**** STORED DATA ****

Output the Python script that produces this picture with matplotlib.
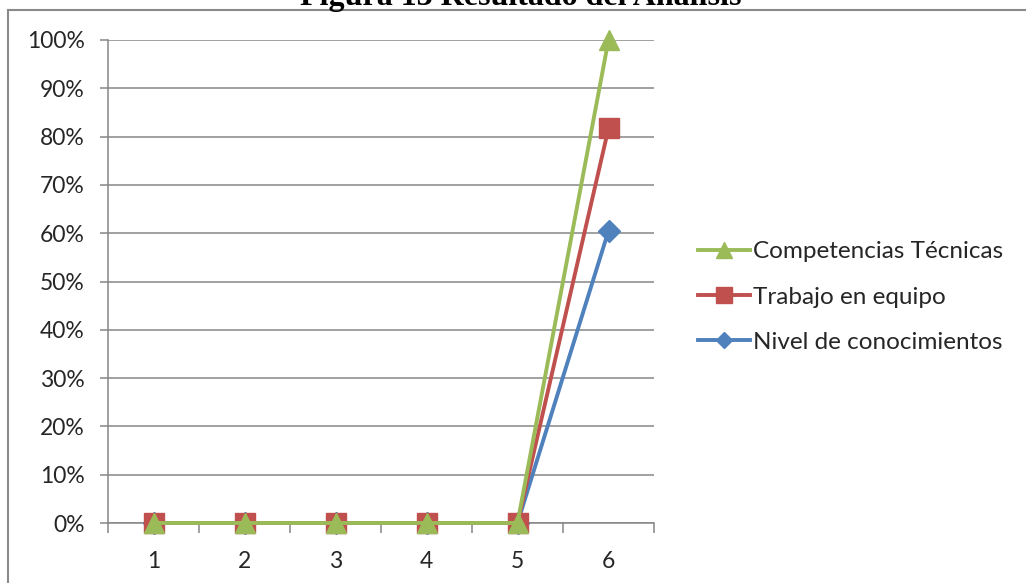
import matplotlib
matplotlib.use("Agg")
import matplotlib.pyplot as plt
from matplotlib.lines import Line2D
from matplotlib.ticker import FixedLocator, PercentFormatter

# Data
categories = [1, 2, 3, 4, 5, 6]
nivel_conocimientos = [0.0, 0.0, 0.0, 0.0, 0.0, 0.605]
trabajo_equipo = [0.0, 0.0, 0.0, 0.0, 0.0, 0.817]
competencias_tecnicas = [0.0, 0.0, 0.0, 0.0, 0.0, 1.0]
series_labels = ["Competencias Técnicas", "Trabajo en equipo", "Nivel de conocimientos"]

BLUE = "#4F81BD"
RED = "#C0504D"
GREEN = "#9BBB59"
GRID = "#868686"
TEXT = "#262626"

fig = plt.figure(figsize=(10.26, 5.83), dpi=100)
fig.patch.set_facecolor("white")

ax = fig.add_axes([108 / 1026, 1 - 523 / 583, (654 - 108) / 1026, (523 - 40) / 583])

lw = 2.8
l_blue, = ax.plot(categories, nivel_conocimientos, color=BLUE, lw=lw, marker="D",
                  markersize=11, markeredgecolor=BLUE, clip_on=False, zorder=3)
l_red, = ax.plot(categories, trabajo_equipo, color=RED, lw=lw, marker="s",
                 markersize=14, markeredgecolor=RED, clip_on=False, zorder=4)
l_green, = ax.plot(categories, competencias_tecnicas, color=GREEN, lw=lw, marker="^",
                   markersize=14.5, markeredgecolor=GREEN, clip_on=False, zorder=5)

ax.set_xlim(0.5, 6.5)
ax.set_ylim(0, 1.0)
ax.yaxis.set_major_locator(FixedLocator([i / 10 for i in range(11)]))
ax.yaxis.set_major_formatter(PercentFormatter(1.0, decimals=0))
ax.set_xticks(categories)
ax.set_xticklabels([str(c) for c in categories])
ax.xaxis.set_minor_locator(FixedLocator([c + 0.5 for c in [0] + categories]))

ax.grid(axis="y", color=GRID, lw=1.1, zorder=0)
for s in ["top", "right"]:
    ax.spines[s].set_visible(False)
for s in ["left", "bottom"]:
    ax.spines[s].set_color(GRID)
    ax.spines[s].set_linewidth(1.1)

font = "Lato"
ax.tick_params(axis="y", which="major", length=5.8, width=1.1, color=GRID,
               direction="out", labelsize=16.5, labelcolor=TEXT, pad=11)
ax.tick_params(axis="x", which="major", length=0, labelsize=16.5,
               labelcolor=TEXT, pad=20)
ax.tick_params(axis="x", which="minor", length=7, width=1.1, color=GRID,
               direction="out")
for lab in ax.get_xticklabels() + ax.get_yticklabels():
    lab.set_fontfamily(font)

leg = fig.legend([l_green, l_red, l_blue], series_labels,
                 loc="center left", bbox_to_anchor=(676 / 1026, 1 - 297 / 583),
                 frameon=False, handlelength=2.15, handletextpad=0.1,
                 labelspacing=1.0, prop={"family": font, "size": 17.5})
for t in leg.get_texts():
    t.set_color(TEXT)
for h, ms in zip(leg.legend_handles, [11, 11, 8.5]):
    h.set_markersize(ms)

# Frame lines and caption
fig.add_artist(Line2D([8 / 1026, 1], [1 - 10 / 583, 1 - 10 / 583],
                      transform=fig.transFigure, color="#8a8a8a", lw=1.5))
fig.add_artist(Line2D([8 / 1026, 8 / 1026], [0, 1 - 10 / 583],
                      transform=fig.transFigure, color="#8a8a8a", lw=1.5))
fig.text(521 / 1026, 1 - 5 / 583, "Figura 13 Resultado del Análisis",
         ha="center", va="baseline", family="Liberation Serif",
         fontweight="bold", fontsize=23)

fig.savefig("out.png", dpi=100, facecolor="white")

****

#### WHAT YOU SHOULD DO
Return to the listing above and set it down exactly, leaving out its pictures.

#### WORKED ANSWER
Output the Python script that produces this picture with matplotlib.
import matplotlib
matplotlib.use("Agg")
import matplotlib.pyplot as plt
from matplotlib.lines import Line2D
from matplotlib.ticker import FixedLocator, PercentFormatter

# Data
categories = [1, 2, 3, 4, 5, 6]
nivel_conocimientos = [0.0, 0.0, 0.0, 0.0, 0.0, 0.605]
trabajo_equipo = [0.0, 0.0, 0.0, 0.0, 0.0, 0.817]
competencias_tecnicas = [0.0, 0.0, 0.0, 0.0, 0.0, 1.0]
series_labels = ["Competencias Técnicas", "Trabajo en equipo", "Nivel de conocimientos"]

BLUE = "#4F81BD"
RED = "#C0504D"
GREEN = "#9BBB59"
GRID = "#868686"
TEXT = "#262626"

fig = plt.figure(figsize=(10.26, 5.83), dpi=100)
fig.patch.set_facecolor("white")

ax = fig.add_axes([108 / 1026, 1 - 523 / 583, (654 - 108) / 1026, (523 - 40) / 583])

lw = 2.8
l_blue, = ax.plot(categories, nivel_conocimientos, color=BLUE, lw=lw, marker="D",
                  markersize=11, markeredgecolor=BLUE, clip_on=False, zorder=3)
l_red, = ax.plot(categories, trabajo_equipo, color=RED, lw=lw, marker="s",
                 markersize=14, markeredgecolor=RED, clip_on=False, zorder=4)
l_green, = ax.plot(categories, competencias_tecnicas, color=GREEN, lw=lw, marker="^",
                   markersize=14.5, markeredgecolor=GREEN, clip_on=False, zorder=5)

ax.set_xlim(0.5, 6.5)
ax.set_ylim(0, 1.0)
ax.yaxis.set_major_locator(FixedLocator([i / 10 for i in range(11)]))
ax.yaxis.set_major_formatter(PercentFormatter(1.0, decimals=0))
ax.set_xticks(categories)
ax.set_xticklabels([str(c) for c in categories])
ax.xaxis.set_minor_locator(FixedLocator([c + 0.5 for c in [0] + categories]))

ax.grid(axis="y", color=GRID, lw=1.1, zorder=0)
for s in ["top", "right"]:
    ax.spines[s].set_visible(False)
for s in ["left", "bottom"]:
    ax.spines[s].set_color(GRID)
    ax.spines[s].set_linewidth(1.1)

font = "Lato"
ax.tick_params(axis="y", which="major", length=5.8, width=1.1, color=GRID,
               direction="out", labelsize=16.5, labelcolor=TEXT, pad=11)
ax.tick_params(axis="x", which="major", length=0, labelsize=16.5,
               labelcolor=TEXT, pad=20)
ax.tick_params(axis="x", which="minor", length=7, width=1.1, color=GRID,
               direction="out")
for lab in ax.get_xticklabels() + ax.get_yticklabels():
    lab.set_fontfamily(font)

leg = fig.legend([l_green, l_red, l_blue], series_labels,
                 loc="center left", bbox_to_anchor=(676 / 1026, 1 - 297 / 583),
                 frameon=False, handlelength=2.15, handletextpad=0.1,
                 labelspacing=1.0, prop={"family": font, "size": 17.5})
for t in leg.get_texts():
    t.set_color(TEXT)
for h, ms in zip(leg.legend_handles, [11, 11, 8.5]):
    h.set_markersize(ms)

# Frame lines and caption
fig.add_artist(Line2D([8 / 1026, 1], [1 - 10 / 583, 1 - 10 / 583],
                      transform=fig.transFigure, color="#8a8a8a", lw=1.5))
fig.add_artist(Line2D([8 / 1026, 8 / 1026], [0, 1 - 10 / 583],
                      transform=fig.transFigure, color="#8a8a8a", lw=1.5))
fig.text(521 / 1026, 1 - 5 / 583, "Figura 13 Resultado del Análisis",
         ha="center", va="baseline", family="Liberation Serif",
         fontweight="bold", fontsize=23)

fig.savefig("out.png", dpi=100, facecolor="white")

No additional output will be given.